6.5/10

Glitches and alleged unplayability aside, the game is (design wise) a pretty interesting attempt at merging immersive sim, open world, and rpg mechanics. Just like TW3, it doesn't work at all: as an immersive sim, it's far too easy and can be mastered without experimenting with different approaches or strategies; as an open world, it has very good subplots and characters but it's imbued with ludonarrative dissonances that make it very hard to feel immersed; as a rpg, just like TW3, it's far too similar to an action movie - every quest, being it primary or secondary (not to mention the other activities) ends up in killing dozens of enemies, making stuff explode, and so on and so forth. You just cannot choose to avoid violence. It is also basically impossible to roleplay here: V has their own voice, feelings, and choices (and you are not even controlling them, at time you just switch your playable character without any reason or narrative coherence). Also, V's growth and improvements only revolve around killing or hacking stuff.

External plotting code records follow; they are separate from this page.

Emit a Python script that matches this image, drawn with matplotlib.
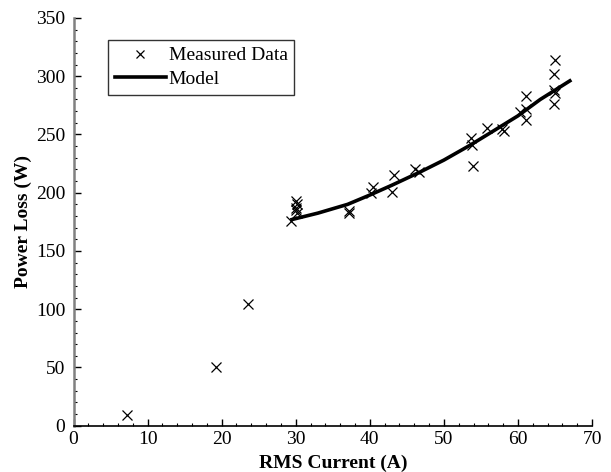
import matplotlib.pyplot as plt
from matplotlib.ticker import MultipleLocator

plt.rcParams['font.family'] = ['Liberation Serif', 'DejaVu Serif']
plt.rcParams['mathtext.fontset'] = 'stix'

current = [7.2, 19.2, 23.5, 29.4,
           30.1, 30.2, 30.1, 30.2, 30.0,
           37.2, 37.2, 40.1, 40.4, 43.0, 43.3, 46.1, 46.6,
           53.6, 53.8, 53.9, 55.8, 57.9, 58.1,
           60.3, 61.1, 61.1, 61.1,
           65.0, 64.8, 64.8, 65.0, 64.8]
power = [9.2, 50, 104.5, 176,
         192.5, 190, 187, 183, 185,
         184.7, 183, 199.6, 205, 200.5, 215.6, 220, 218.2,
         246.9, 241.2, 223.1, 255.5, 254.6, 252.6,
         268.9, 282.7, 271.8, 262,
         313.6, 302.1, 288.4, 286, 276.1]

# Model curve
model_current = [29.5, 33, 37, 40, 43, 46.7, 50, 53.6, 56.3, 60, 63, 65, 67]
model_power = [177, 182.5, 190, 198, 206.5, 217.5, 228, 241, 251.5, 266, 280, 288, 296]

fig = plt.figure(figsize=(6.11, 4.72), dpi=100)
ax = fig.add_axes([0.1203, 0.098, 0.8487, 0.864])

ax.plot(current, power, 'x', color='black', markersize=7, markeredgewidth=0.9,
        label='Measured Data')
ax.plot(model_current, model_power, '-', color='black', lw=2.6, label='Model')

ax.set_xlim(0, 70)
ax.set_ylim(0, 350)
ax.xaxis.set_major_locator(MultipleLocator(10))
ax.xaxis.set_minor_locator(MultipleLocator(2))
ax.yaxis.set_major_locator(MultipleLocator(50))
ax.yaxis.set_minor_locator(MultipleLocator(10))
ax.tick_params(which='both', direction='in', labelsize=14, colors='black')
ax.tick_params(which='major', length=5, width=1)
ax.tick_params(which='minor', length=2.5, width=0.8)
ax.tick_params(axis='y', which='major', pad=6)

ax.spines['top'].set_visible(False)
ax.spines['right'].set_visible(False)
ax.spines['left'].set_color('#808080')
ax.spines['left'].set_linewidth(1.8)
ax.spines['bottom'].set_linewidth(1.2)

ax.set_xlabel('RMS Current (A)', fontsize=14, fontweight='bold', labelpad=5)
ax.set_ylabel('Power Loss (W)', fontsize=14, fontweight='bold', labelpad=3)

leg = ax.legend(loc='upper left', bbox_to_anchor=(0.067, 0.946), borderaxespad=0,
                fontsize=14, frameon=True, fancybox=False, edgecolor='black',
                handlelength=2.6, handletextpad=0.15, borderpad=0.35,
                labelspacing=0.3, markerscale=0.8)
leg.get_frame().set_linewidth(1.0)

plt.savefig('out.png', dpi=100)
plt.close()
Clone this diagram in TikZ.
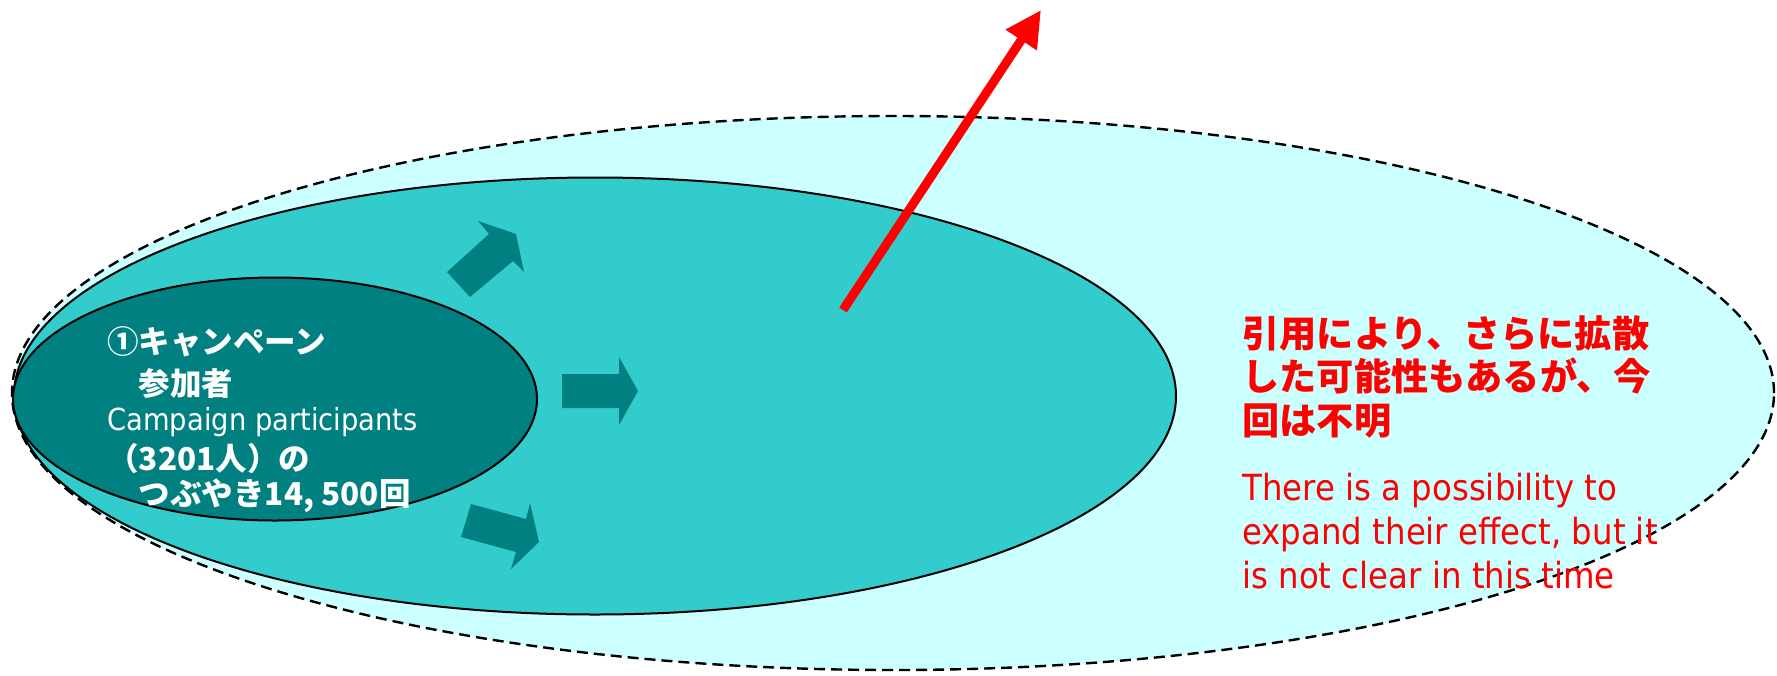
\documentclass[tikz,border=0pt]{standalone}
\usepackage{fontspec}
\usetikzlibrary{shapes.geometric,arrows.meta}
\newfontfamily\jpfont{Noto Sans CJK JP}
\newfontfamily\enfont{DejaVu Sans}[FakeStretch=0.9]
\definecolor{paleaqua}{HTML}{CCFFFF}
\definecolor{midaqua}{HTML}{33CCCC}
\definecolor{deepteal}{HTML}{008080}
\begin{document}
\begin{tikzpicture}[x=0.5pt, y=0.5pt,
    zone/.style={ellipse, draw, inner sep=0pt, line width=1pt},
    blockarrow/.style={fill=deepteal},
    redarrow/.style={draw=red, line width=4.5pt, -{Triangle[length=18pt, width=17.5pt]}},
    rednote/.style={anchor=base west, align=left, inner sep=0pt, text=red}]
    \useasboundingbox (0,0) rectangle (1777,-675);

    % Zonas
    \node[zone, fill=paleaqua, line width=1.2pt, dash pattern=on 5.5pt off 3pt,
          minimum width=881pt, minimum height=277pt] (spread) at (893,-393) {};
    \node[zone, fill=midaqua, minimum width=581pt, minimum height=218.5pt] (reach) at (595,-396) {};
    \node[zone, fill=deepteal, minimum width=262pt, minimum height=121.5pt] (campaign) at (275,-399) {};

    % Flechas de difusion
    \fill[blockarrow] (447,-272) -- (489,-234) -- (478,-221) -- (516,-234)
        -- (524,-272) -- (513,-261) -- (470,-297) -- cycle;
    \fill[blockarrow] (562,-374) -- (619,-374) -- (619,-357) -- (638,-391)
        -- (619,-425) -- (619,-408) -- (562,-408) -- cycle;
    \fill[blockarrow] (471,-504) -- (526,-519) -- (530,-503) -- (539,-542)
        -- (511,-569) -- (516,-552) -- (461,-537) -- cycle;

    % Cita
    \coordinate (quotestart) at (843,-310);
    \coordinate (quoteend) at (1041,-10);
    \draw[redarrow] (quotestart) -- (quoteend);

    % Textos
    \node[anchor=base west, align=left, inner sep=0pt, text=white,
          font=\fontsize{15.75pt}{17.5pt}\selectfont] (campaigntext) at (107,-505)
        {{\jpfont\bfseries ①キャンペーン}\\[3.5pt]
         {\jpfont\bfseries 　参加者}\\
         {\enfont\fontsize{15.2pt}{17.5pt}\selectfont Campaign participants}\\[2.5pt]
         {\jpfont\bfseries （3201人）の}\\
         {\jpfont\bfseries 　つぶやき14, 500回}};
    \node[rednote, font=\jpfont\bfseries\fontsize{18.6pt}{21.75pt}\selectfont] (notejp) at (1242,-434)
        {引用により、さらに拡散\\した可能性もあるが、今\\回は不明};
    \node[rednote, font=\enfont\fontsize{18pt}{22pt}\selectfont] (noteen) at (1242,-588)
        {There is a possibility to\\expand their effect, but it\\is not clear in this time};
\end{tikzpicture}
\end{document}
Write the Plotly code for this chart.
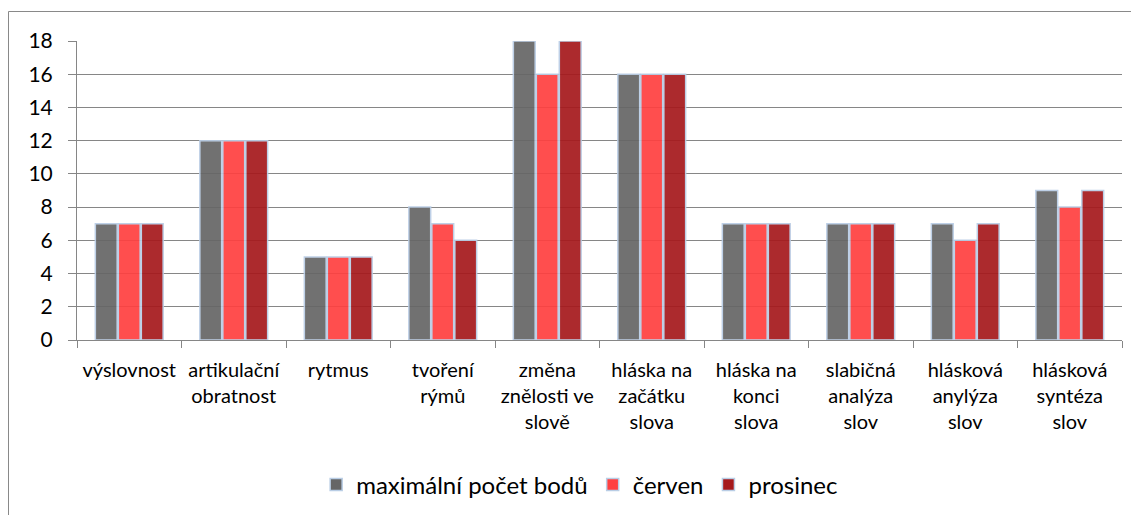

Just like TW3 (I cannot but repeat it: people went crazy for that game, which instead has almost the exact same flaws as this one), it is also rather fragile for what concerns its narrative: it's full of plot holes you just can't ignore, characters act and react haphazardly all the time, V changes their mind from beginning to end without telling you, Silverhand is basically bipolar.

Just like TW3, to appreciate Cyberpunk 2077 you must take, understand, and play it as pure playable worldbuilding. And the game is just brilliant at building a huge and multifaceted cyberpunk world. All the cyberpunk themes, aesthetics, tropes, and archetypes you can think of are there, wonderfully merged. It's basically a playable hyper-capitalistic dystopia, a nightmare in which you cannot but perceive reality as an artifact (and in facts when your system malfunctions the world as a whole glitches), yourself as a technology, and society as a byproduct of economy and exploitation. Plots and subplots may be dissonant and conflictual but they so brilliantly and effectively address the main philosophy of cyberpunk you just cannot but fall in love with them.

Cyberpunk 2077 is not a good piece of interactive fiction. It's neither a good game nor a good piece of narrative. And yet it's a playable compendium of cyberpunk imageries. Which is great. Just like TW3 was a great compendium of dark medieval fantasy.